On June 25, 1936, officers returned Bethea to Owensboro for the trial. Bethea was unhelpful to his state-appointed attorneys, lead defense attorney and early anti-death penalty advocate William W. "Bill" Kirtley, William L. Wilson, Carroll Byron, and C. W. Wells, Jr. He said that a Clyde Maddox would provide an alibi, but Maddox claimed he did not even know Bethea. In the end, they subpoenaed four witnesses: Maddox, Ladd Moorman, Willie Johnson (whom Bethea had implicated as an accomplice in his second confession) and Allen McDaniel. Only the first three were served, because the sheriff's office could not find a person named Allen McDaniel.

On the night before the trial, Bethea announced to his lawyers that he wanted to plead guilty, and he did so the next day at the start of the trial. The prosecutor, who was asking for the death penalty, still presented the state's case to the jury, since the jury would decide the sentence. The first twelve of 111 people called for jury duty were selected.

During his opening statement, Commonwealth's Attorney Herman Birkhead said, "This is one of the most dastardly, beastly, cowardly crimes ever committed in Daviess County. Justice demands and the Commonwealth will ask and expect a verdict of the death penalty by hanging."

After questioning 21 witnesses, the prosecution closed its case. The defense did not call any witnesses or cross-examine the witnesses who testified for the prosecution. After a closing statement by the prosecutor, the judge instructed the jury that since Bethea had pled guilty, their only task was to "...fix his punishment, at confinement in the penitentiary for not less than ten years nor more than twenty years, or at death." After only four and one-half minutes of deliberation, the jury returned with a sentence: death by hanging. Bethea was then quickly removed from the courthouse and returned to the Jefferson County Jail.

Back in Louisville, Bethea acquired five new black lawyers - Charles Ewbank Tucker, Stephen A. Burnley, Charles W. Anderson, Jr., Harry E. Bonaparte, and R. Everett Ray. They worked pro bono to challenge the sentence, something they saw as their ethical duty for the indigent defendant. On July 10, 1936, they filed a motion for a new trial. The judge summarily denied this on the grounds that under Section 273 of the Kentucky Code of Practice in Criminal Cases, a motion for a new trial had to have been received before the end of the court's term, which had ended on July 4, 1936.

They then attempted to appeal to the Kentucky Court of Appeals, which was also not in session.
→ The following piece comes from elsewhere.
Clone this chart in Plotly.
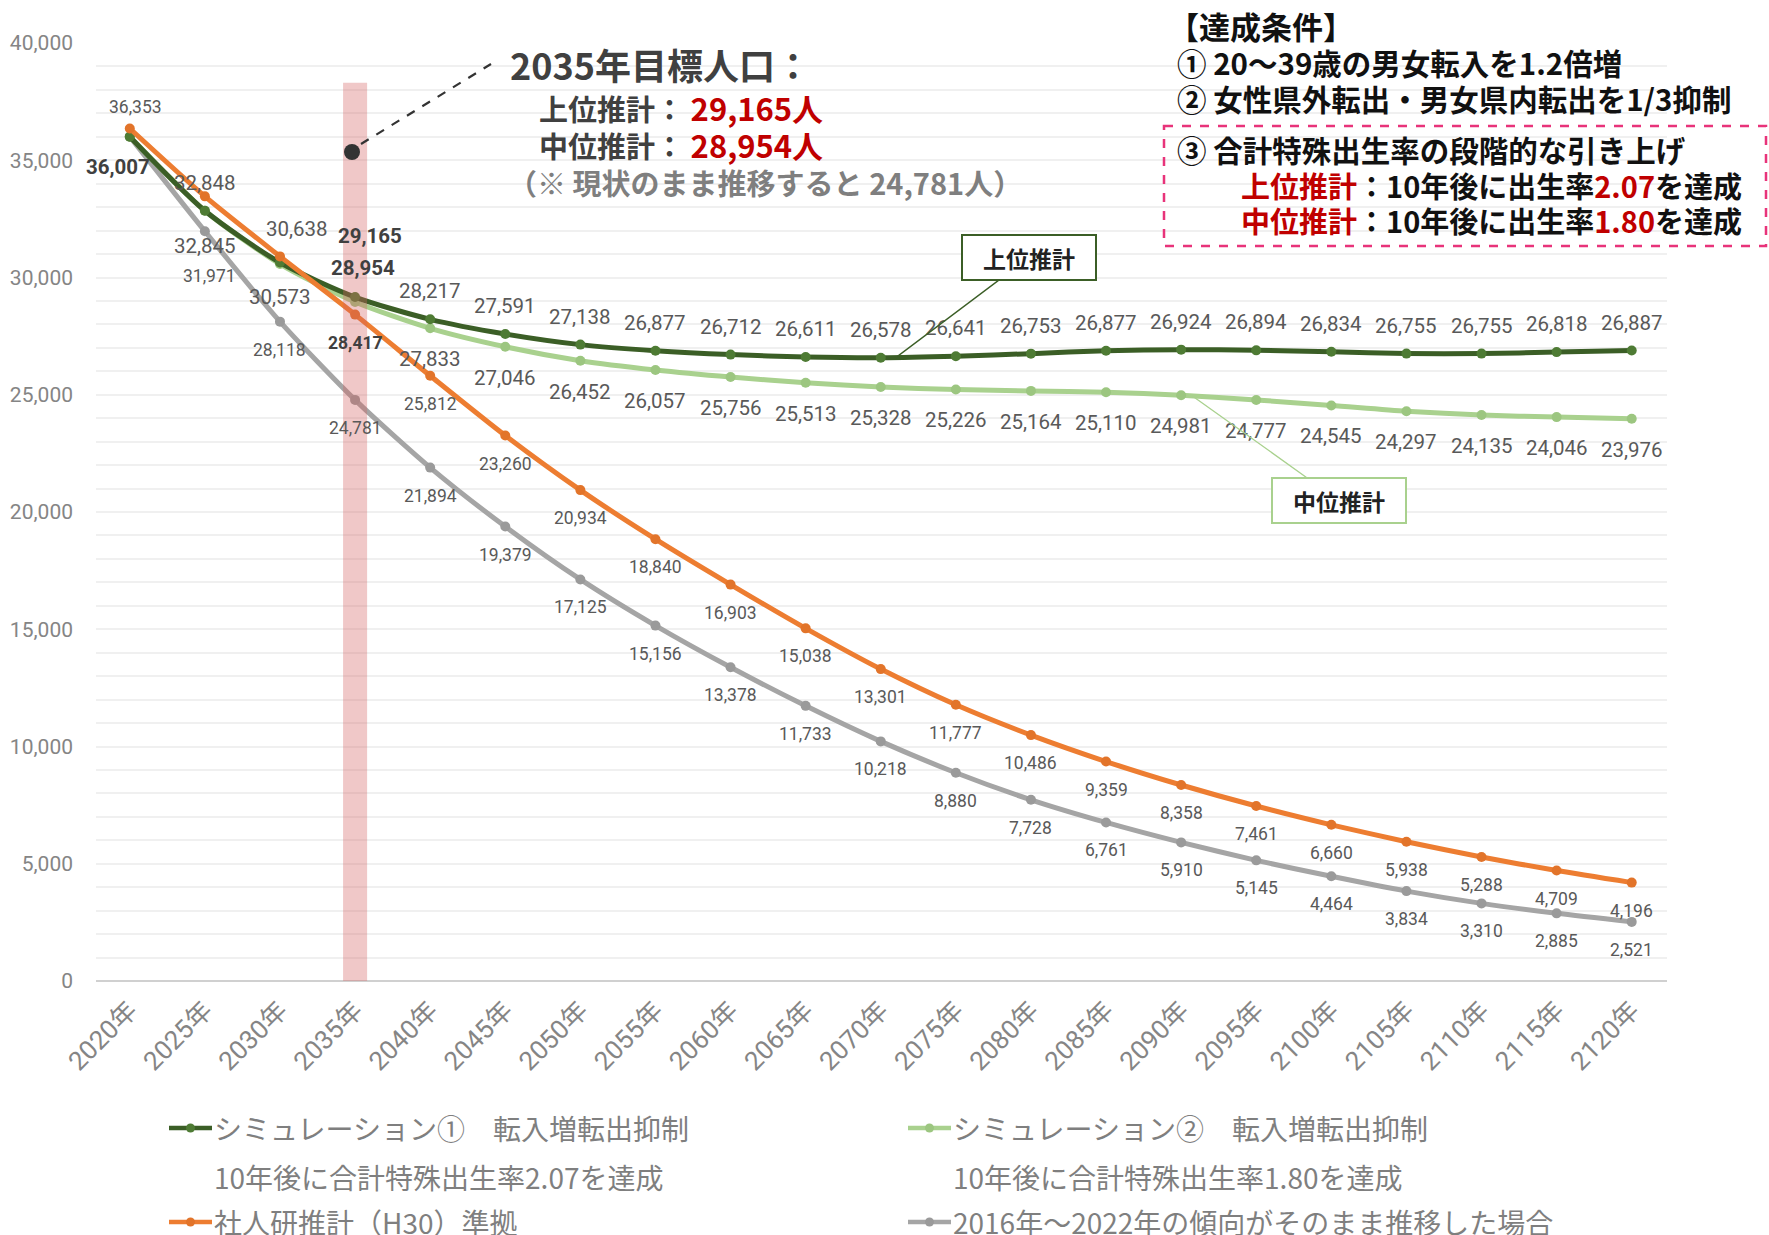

On July 29, 1936, Justice Gus Thomas returned to Frankfort where he heard the oral motion. Justice Thomas refused to permit the appeal to be filed on the grounds that the trial court record was incomplete, which only included the judge's ruling. Although it may seem that Bethea's lawyers were incompetent, they knew the appeal would be denied, and this was only a formality in order to exhaust state court remedies before they filed a petition for writ of habeas corpus in a federal court.

Once Justice Thomas denied the motion to file a belated appeal, Bethea's attorneys filed a petition for writ of habeas corpus in the U.S. District Court for the Western District of Kentucky at Louisville. A hearing was held on August 5, 1936 at the Federal Building in Louisville before United States District Judge Elwood Hamilton. During the hearing, Bethea claimed that he had not wanted to plead guilty but had been forced to by his lawyers, and that he had wanted to subpoena three witnesses to testify on his behalf, but the lawyers had also not done this. Bethea also claimed that his five confessions had been made under duress and that when he signed one of them, he did not know what he was signing. The Commonwealth brought several witnesses to refute these claims. Judge Hamilton denied the habeas corpus petition and ruled that the hanging could proceed.